Exercise directions =
Set all the material down again unchanged, without the pictures.

Information provided =

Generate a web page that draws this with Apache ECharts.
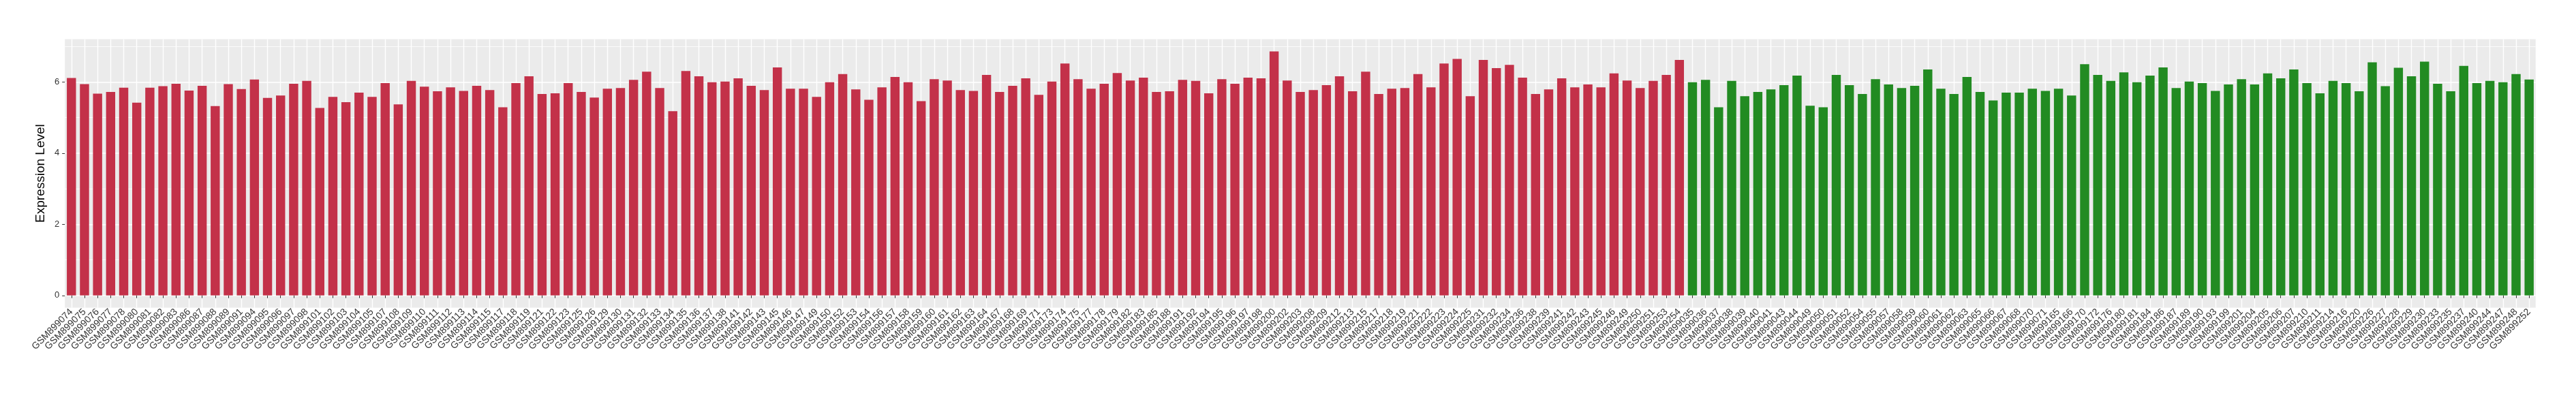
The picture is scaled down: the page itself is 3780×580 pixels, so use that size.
<!DOCTYPE html>
<html>
<head>
<meta charset="utf-8">
<script src="https://cdn.jsdelivr.net/npm/echarts@6/dist/echarts.min.js"></script>
<style>
html,body{margin:0;padding:0;background:#fff;}
#c{width:3780px;height:580px;}
</style>
</head>
<body>
<div id="c"></div>
<script>
// ---- data ----
var redSamples = ["GSM899074","GSM899075","GSM899076","GSM899077","GSM899078","GSM899080","GSM899081","GSM899082","GSM899083","GSM899086","GSM899087","GSM899088","GSM899089","GSM899091","GSM899094","GSM899095","GSM899096","GSM899097","GSM899098","GSM899101","GSM899102","GSM899103","GSM899104","GSM899105","GSM899107","GSM899108","GSM899109","GSM899110","GSM899111","GSM899112","GSM899113","GSM899114","GSM899115","GSM899117","GSM899118","GSM899119","GSM899121","GSM899122","GSM899123","GSM899125","GSM899126","GSM899129","GSM899130","GSM899131","GSM899132","GSM899133","GSM899134","GSM899135","GSM899136","GSM899137","GSM899138","GSM899141","GSM899142","GSM899143","GSM899145","GSM899146","GSM899147","GSM899149","GSM899150","GSM899152","GSM899153","GSM899154","GSM899156","GSM899157","GSM899158","GSM899159","GSM899160","GSM899161","GSM899162","GSM899163","GSM899164","GSM899167","GSM899168","GSM899169","GSM899171","GSM899173","GSM899174","GSM899175","GSM899177","GSM899178","GSM899179","GSM899182","GSM899183","GSM899185","GSM899188","GSM899191","GSM899192","GSM899194","GSM899195","GSM899196","GSM899197","GSM899198","GSM899200","GSM899202","GSM899203","GSM899208","GSM899209","GSM899212","GSM899213","GSM899215","GSM899217","GSM899218","GSM899219","GSM899221","GSM899222","GSM899223","GSM899224","GSM899225","GSM899231","GSM899232","GSM899234","GSM899236","GSM899238","GSM899239","GSM899241","GSM899242","GSM899243","GSM899245","GSM899246","GSM899249","GSM899250","GSM899251","GSM899253","GSM899254"];
var redValues = [6.11,5.94,5.67,5.72,5.84,5.42,5.84,5.88,5.95,5.76,5.89,5.32,5.94,5.80,6.07,5.55,5.62,5.95,6.03,5.27,5.58,5.43,5.70,5.58,5.97,5.37,6.03,5.87,5.74,5.85,5.75,5.89,5.77,5.29,5.97,6.16,5.66,5.68,5.97,5.72,5.56,5.81,5.83,6.06,6.29,5.83,5.18,6.31,6.16,5.99,6.01,6.10,5.89,5.77,6.41,5.81,5.81,5.58,5.99,6.22,5.79,5.50,5.85,6.14,5.99,5.46,6.08,6.04,5.77,5.75,6.20,5.72,5.89,6.10,5.64,6.01,6.52,6.08,5.81,5.95,6.25,6.04,6.12,5.72,5.74,6.06,6.03,5.68,6.08,5.95,6.12,6.10,6.86,6.04,5.72,5.77,5.91,6.16,5.74,6.29,5.66,5.81,5.83,6.22,5.85,6.52,6.65,5.60,6.62,6.39,6.48,6.12,5.66,5.79,6.10,5.85,5.93,5.85,6.24,6.04,5.83,6.03,6.20,6.62];
var greenSamples = ["GSM899035","GSM899036","GSM899037","GSM899038","GSM899039","GSM899040","GSM899041","GSM899043","GSM899044","GSM899049","GSM899050","GSM899051","GSM899052","GSM899054","GSM899055","GSM899057","GSM899058","GSM899059","GSM899060","GSM899061","GSM899062","GSM899063","GSM899065","GSM899066","GSM899067","GSM899068","GSM899070","GSM899071","GSM899165","GSM899166","GSM899170","GSM899172","GSM899176","GSM899180","GSM899181","GSM899184","GSM899186","GSM899187","GSM899189","GSM899190","GSM899193","GSM899199","GSM899201","GSM899204","GSM899205","GSM899206","GSM899207","GSM899210","GSM899211","GSM899214","GSM899216","GSM899220","GSM899226","GSM899227","GSM899228","GSM899229","GSM899230","GSM899233","GSM899235","GSM899237","GSM899240","GSM899244","GSM899247","GSM899248","GSM899252"];
var greenValues = [5.99,6.06,5.29,6.03,5.60,5.72,5.79,5.91,6.18,5.33,5.29,6.20,5.91,5.66,6.08,5.93,5.83,5.89,6.35,5.81,5.66,6.14,5.72,5.48,5.70,5.70,5.81,5.75,5.81,5.62,6.50,6.20,6.03,6.27,5.99,6.18,6.41,5.83,6.01,5.97,5.75,5.93,6.08,5.93,6.24,6.10,6.35,5.97,5.68,6.03,5.97,5.74,6.55,5.88,6.40,6.16,6.57,5.95,5.74,6.45,5.97,6.03,5.99,6.22,6.07];
var yMajorTicks = [0, 2, 4, 6];
var yMinorTicks = [1, 3, 5, 7];
var yTitle = "Expression Level";

// ---- build ----
var RED = '#C33149', GREEN = '#228B22';
var categories = redSamples.concat(greenSamples);
var barData = [];
redValues.forEach(function(v){ barData.push({value: v, itemStyle: {color: RED}}); });
greenValues.forEach(function(v){ barData.push({value: v, itemStyle: {color: GREEN}}); });

var allVals = redValues.concat(greenValues);
var vmax = Math.max.apply(null, allVals);
var yMin = -0.05 * vmax, yMax = 1.05 * vmax;

var FONT = '"Liberation Sans", Arial, Helvetica, sans-serif';
var chart = echarts.init(document.getElementById('c'), null, {renderer: 'canvas'});
chart.setOption({
  animation: false,
  backgroundColor: '#FFFFFF',
  textStyle: {fontFamily: FONT},
  grid: {left: 95.2, right: 59.2, top: 57.5, bottom: 128.3, show: true, backgroundColor: '#EBEBEB', borderWidth: 0, containLabel: false},
  xAxis: {
    type: 'category', data: categories, boundaryGap: true,
    axisLine: {show: false},
    axisTick: {show: true, alignWithLabel: true, interval: 0, length: 4, lineStyle: {color: '#333333', width: 1}},
    axisLabel: {interval: 0, rotate: 45, fontSize: 14, color: '#333333', margin: 4, fontFamily: FONT},
    splitLine: {show: true, interval: 0, alignWithLabel: true, lineStyle: {color: '#FFFFFF', width: 1.4}}
  },
  yAxis: [{
    type: 'value', min: yMin, max: yMax,
    axisLine: {show: false},
    axisTick: {show: true, length: 4, customValues: yMajorTicks, lineStyle: {color: '#333333', width: 1}},
    axisLabel: {customValues: yMajorTicks, fontSize: 13, color: '#333333', margin: 8, fontFamily: FONT},
    splitLine: {show: true, lineStyle: {color: '#FFFFFF', width: 1.5}},
    name: yTitle, nameLocation: 'middle', nameGap: 16, nameRotate: 90,
    nameTextStyle: {fontSize: 19, color: '#000000', fontFamily: FONT}
  }, {
    type: 'value', min: yMin, max: yMax, position: 'left',
    axisLine: {show: false},
    axisTick: {show: false, customValues: yMinorTicks},
    axisLabel: {show: false, customValues: yMinorTicks},
    splitLine: {show: true, lineStyle: {color: '#FFFFFF', width: 0.8}}
  }],
  series: [{
    type: 'bar', data: barData, barWidth: '70%', yAxisIndex: 0, silent: true
  }]
});
</script>
</body>
</html>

Answer for the task =
Generate a web page that draws this with Apache ECharts.
The picture is scaled down: the page itself is 3780×580 pixels, so use that size.
<!DOCTYPE html>
<html>
<head>
<meta charset="utf-8">
<script src="https://cdn.jsdelivr.net/npm/echarts@6/dist/echarts.min.js"></script>
<style>
html,body{margin:0;padding:0;background:#fff;}
#c{width:3780px;height:580px;}
</style>
</head>
<body>
<div id="c"></div>
<script>
// ---- data ----
var redSamples = ["GSM899074","GSM899075","GSM899076","GSM899077","GSM899078","GSM899080","GSM899081","GSM899082","GSM899083","GSM899086","GSM899087","GSM899088","GSM899089","GSM899091","GSM899094","GSM899095","GSM899096","GSM899097","GSM899098","GSM899101","GSM899102","GSM899103","GSM899104","GSM899105","GSM899107","GSM899108","GSM899109","GSM899110","GSM899111","GSM899112","GSM899113","GSM899114","GSM899115","GSM899117","GSM899118","GSM899119","GSM899121","GSM899122","GSM899123","GSM899125","GSM899126","GSM899129","GSM899130","GSM899131","GSM899132","GSM899133","GSM899134","GSM899135","GSM899136","GSM899137","GSM899138","GSM899141","GSM899142","GSM899143","GSM899145","GSM899146","GSM899147","GSM899149","GSM899150","GSM899152","GSM899153","GSM899154","GSM899156","GSM899157","GSM899158","GSM899159","GSM899160","GSM899161","GSM899162","GSM899163","GSM899164","GSM899167","GSM899168","GSM899169","GSM899171","GSM899173","GSM899174","GSM899175","GSM899177","GSM899178","GSM899179","GSM899182","GSM899183","GSM899185","GSM899188","GSM899191","GSM899192","GSM899194","GSM899195","GSM899196","GSM899197","GSM899198","GSM899200","GSM899202","GSM899203","GSM899208","GSM899209","GSM899212","GSM899213","GSM899215","GSM899217","GSM899218","GSM899219","GSM899221","GSM899222","GSM899223","GSM899224","GSM899225","GSM899231","GSM899232","GSM899234","GSM899236","GSM899238","GSM899239","GSM899241","GSM899242","GSM899243","GSM899245","GSM899246","GSM899249","GSM899250","GSM899251","GSM899253","GSM899254"];
var redValues = [6.11,5.94,5.67,5.72,5.84,5.42,5.84,5.88,5.95,5.76,5.89,5.32,5.94,5.80,6.07,5.55,5.62,5.95,6.03,5.27,5.58,5.43,5.70,5.58,5.97,5.37,6.03,5.87,5.74,5.85,5.75,5.89,5.77,5.29,5.97,6.16,5.66,5.68,5.97,5.72,5.56,5.81,5.83,6.06,6.29,5.83,5.18,6.31,6.16,5.99,6.01,6.10,5.89,5.77,6.41,5.81,5.81,5.58,5.99,6.22,5.79,5.50,5.85,6.14,5.99,5.46,6.08,6.04,5.77,5.75,6.20,5.72,5.89,6.10,5.64,6.01,6.52,6.08,5.81,5.95,6.25,6.04,6.12,5.72,5.74,6.06,6.03,5.68,6.08,5.95,6.12,6.10,6.86,6.04,5.72,5.77,5.91,6.16,5.74,6.29,5.66,5.81,5.83,6.22,5.85,6.52,6.65,5.60,6.62,6.39,6.48,6.12,5.66,5.79,6.10,5.85,5.93,5.85,6.24,6.04,5.83,6.03,6.20,6.62];
var greenSamples = ["GSM899035","GSM899036","GSM899037","GSM899038","GSM899039","GSM899040","GSM899041","GSM899043","GSM899044","GSM899049","GSM899050","GSM899051","GSM899052","GSM899054","GSM899055","GSM899057","GSM899058","GSM899059","GSM899060","GSM899061","GSM899062","GSM899063","GSM899065","GSM899066","GSM899067","GSM899068","GSM899070","GSM899071","GSM899165","GSM899166","GSM899170","GSM899172","GSM899176","GSM899180","GSM899181","GSM899184","GSM899186","GSM899187","GSM899189","GSM899190","GSM899193","GSM899199","GSM899201","GSM899204","GSM899205","GSM899206","GSM899207","GSM899210","GSM899211","GSM899214","GSM899216","GSM899220","GSM899226","GSM899227","GSM899228","GSM899229","GSM899230","GSM899233","GSM899235","GSM899237","GSM899240","GSM899244","GSM899247","GSM899248","GSM899252"];
var greenValues = [5.99,6.06,5.29,6.03,5.60,5.72,5.79,5.91,6.18,5.33,5.29,6.20,5.91,5.66,6.08,5.93,5.83,5.89,6.35,5.81,5.66,6.14,5.72,5.48,5.70,5.70,5.81,5.75,5.81,5.62,6.50,6.20,6.03,6.27,5.99,6.18,6.41,5.83,6.01,5.97,5.75,5.93,6.08,5.93,6.24,6.10,6.35,5.97,5.68,6.03,5.97,5.74,6.55,5.88,6.40,6.16,6.57,5.95,5.74,6.45,5.97,6.03,5.99,6.22,6.07];
var yMajorTicks = [0, 2, 4, 6];
var yMinorTicks = [1, 3, 5, 7];
var yTitle = "Expression Level";

// ---- build ----
var RED = '#C33149', GREEN = '#228B22';
var categories = redSamples.concat(greenSamples);
var barData = [];
redValues.forEach(function(v){ barData.push({value: v, itemStyle: {color: RED}}); });
greenValues.forEach(function(v){ barData.push({value: v, itemStyle: {color: GREEN}}); });

var allVals = redValues.concat(greenValues);
var vmax = Math.max.apply(null, allVals);
var yMin = -0.05 * vmax, yMax = 1.05 * vmax;

var FONT = '"Liberation Sans", Arial, Helvetica, sans-serif';
var chart = echarts.init(document.getElementById('c'), null, {renderer: 'canvas'});
chart.setOption({
  animation: false,
  backgroundColor: '#FFFFFF',
  textStyle: {fontFamily: FONT},
  grid: {left: 95.2, right: 59.2, top: 57.5, bottom: 128.3, show: true, backgroundColor: '#EBEBEB', borderWidth: 0, containLabel: false},
  xAxis: {
    type: 'category', data: categories, boundaryGap: true,
    axisLine: {show: false},
    axisTick: {show: true, alignWithLabel: true, interval: 0, length: 4, lineStyle: {color: '#333333', width: 1}},
    axisLabel: {interval: 0, rotate: 45, fontSize: 14, color: '#333333', margin: 4, fontFamily: FONT},
    splitLine: {show: true, interval: 0, alignWithLabel: true, lineStyle: {color: '#FFFFFF', width: 1.4}}
  },
  yAxis: [{
    type: 'value', min: yMin, max: yMax,
    axisLine: {show: false},
    axisTick: {show: true, length: 4, customValues: yMajorTicks, lineStyle: {color: '#333333', width: 1}},
    axisLabel: {customValues: yMajorTicks, fontSize: 13, color: '#333333', margin: 8, fontFamily: FONT},
    splitLine: {show: true, lineStyle: {color: '#FFFFFF', width: 1.5}},
    name: yTitle, nameLocation: 'middle', nameGap: 16, nameRotate: 90,
    nameTextStyle: {fontSize: 19, color: '#000000', fontFamily: FONT}
  }, {
    type: 'value', min: yMin, max: yMax, position: 'left',
    axisLine: {show: false},
    axisTick: {show: false, customValues: yMinorTicks},
    axisLabel: {show: false, customValues: yMinorTicks},
    splitLine: {show: true, lineStyle: {color: '#FFFFFF', width: 0.8}}
  }],
  series: [{
    type: 'bar', data: barData, barWidth: '70%', yAxisIndex: 0, silent: true
  }]
});
</script>
</body>
</html>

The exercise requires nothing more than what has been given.